What the task asks:
Nothing but the lines from the top of the data to the line holding "minimum width=241pt] (upload)" should be printed, word for word and both ends included; leave the pictures out.

+ + + + + + +

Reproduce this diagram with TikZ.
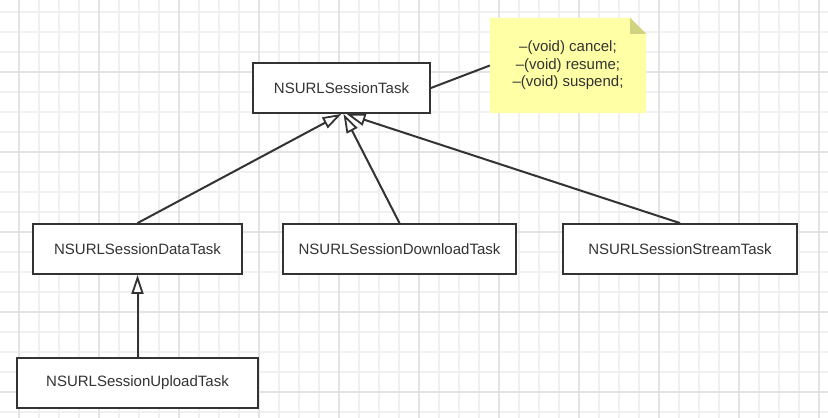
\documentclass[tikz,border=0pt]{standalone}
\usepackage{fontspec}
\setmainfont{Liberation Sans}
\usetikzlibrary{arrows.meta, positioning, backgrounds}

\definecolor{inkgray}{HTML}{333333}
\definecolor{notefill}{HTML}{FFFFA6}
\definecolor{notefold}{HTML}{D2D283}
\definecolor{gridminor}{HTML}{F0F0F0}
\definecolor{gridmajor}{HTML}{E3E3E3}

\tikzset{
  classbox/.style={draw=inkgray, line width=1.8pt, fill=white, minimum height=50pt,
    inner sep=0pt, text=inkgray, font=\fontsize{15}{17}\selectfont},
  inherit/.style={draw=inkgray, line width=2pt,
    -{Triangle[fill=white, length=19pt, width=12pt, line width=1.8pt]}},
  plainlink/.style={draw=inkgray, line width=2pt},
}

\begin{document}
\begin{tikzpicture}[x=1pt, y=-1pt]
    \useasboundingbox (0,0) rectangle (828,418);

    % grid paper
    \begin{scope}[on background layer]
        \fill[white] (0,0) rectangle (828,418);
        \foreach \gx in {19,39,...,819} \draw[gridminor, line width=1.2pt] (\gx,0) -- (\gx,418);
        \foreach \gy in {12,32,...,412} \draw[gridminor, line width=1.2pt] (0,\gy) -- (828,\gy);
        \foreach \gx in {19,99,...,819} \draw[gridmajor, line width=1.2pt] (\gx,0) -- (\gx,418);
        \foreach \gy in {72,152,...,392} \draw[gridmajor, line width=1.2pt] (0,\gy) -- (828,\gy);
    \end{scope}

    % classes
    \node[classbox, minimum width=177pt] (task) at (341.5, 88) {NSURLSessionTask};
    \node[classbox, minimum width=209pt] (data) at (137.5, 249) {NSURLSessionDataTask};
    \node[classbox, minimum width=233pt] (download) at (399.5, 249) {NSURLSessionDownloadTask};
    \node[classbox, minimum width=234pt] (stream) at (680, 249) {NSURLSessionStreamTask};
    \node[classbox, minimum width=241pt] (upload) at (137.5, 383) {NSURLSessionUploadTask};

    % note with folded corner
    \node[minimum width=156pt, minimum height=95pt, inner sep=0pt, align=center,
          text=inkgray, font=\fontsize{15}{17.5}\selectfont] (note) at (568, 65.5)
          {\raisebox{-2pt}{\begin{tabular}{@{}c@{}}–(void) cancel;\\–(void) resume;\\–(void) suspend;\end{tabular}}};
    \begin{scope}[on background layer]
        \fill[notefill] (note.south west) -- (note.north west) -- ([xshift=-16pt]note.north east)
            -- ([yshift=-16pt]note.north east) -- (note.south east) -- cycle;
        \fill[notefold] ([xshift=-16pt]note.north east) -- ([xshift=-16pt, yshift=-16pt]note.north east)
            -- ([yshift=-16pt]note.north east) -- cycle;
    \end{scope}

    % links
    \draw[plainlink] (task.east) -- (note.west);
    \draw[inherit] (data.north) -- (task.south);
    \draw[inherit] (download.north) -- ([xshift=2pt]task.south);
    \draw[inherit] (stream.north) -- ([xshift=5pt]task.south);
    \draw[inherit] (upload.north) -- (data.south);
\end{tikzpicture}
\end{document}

+ + + + + + +

Exercise output:
Reproduce this diagram with TikZ.
\documentclass[tikz,border=0pt]{standalone}
\usepackage{fontspec}
\setmainfont{Liberation Sans}
\usetikzlibrary{arrows.meta, positioning, backgrounds}

\definecolor{inkgray}{HTML}{333333}
\definecolor{notefill}{HTML}{FFFFA6}
\definecolor{notefold}{HTML}{D2D283}
\definecolor{gridminor}{HTML}{F0F0F0}
\definecolor{gridmajor}{HTML}{E3E3E3}

\tikzset{
  classbox/.style={draw=inkgray, line width=1.8pt, fill=white, minimum height=50pt,
    inner sep=0pt, text=inkgray, font=\fontsize{15}{17}\selectfont},
  inherit/.style={draw=inkgray, line width=2pt,
    -{Triangle[fill=white, length=19pt, width=12pt, line width=1.8pt]}},
  plainlink/.style={draw=inkgray, line width=2pt},
}

\begin{document}
\begin{tikzpicture}[x=1pt, y=-1pt]
    \useasboundingbox (0,0) rectangle (828,418);

    % grid paper
    \begin{scope}[on background layer]
        \fill[white] (0,0) rectangle (828,418);
        \foreach \gx in {19,39,...,819} \draw[gridminor, line width=1.2pt] (\gx,0) -- (\gx,418);
        \foreach \gy in {12,32,...,412} \draw[gridminor, line width=1.2pt] (0,\gy) -- (828,\gy);
        \foreach \gx in {19,99,...,819} \draw[gridmajor, line width=1.2pt] (\gx,0) -- (\gx,418);
        \foreach \gy in {72,152,...,392} \draw[gridmajor, line width=1.2pt] (0,\gy) -- (828,\gy);
    \end{scope}

    % classes
    \node[classbox, minimum width=177pt] (task) at (341.5, 88) {NSURLSessionTask};
    \node[classbox, minimum width=209pt] (data) at (137.5, 249) {NSURLSessionDataTask};
    \node[classbox, minimum width=233pt] (download) at (399.5, 249) {NSURLSessionDownloadTask};
    \node[classbox, minimum width=234pt] (stream) at (680, 249) {NSURLSessionStreamTask};
    \node[classbox, minimum width=241pt] (upload) at (137.5, 383) {NSURLSessionUploadTask};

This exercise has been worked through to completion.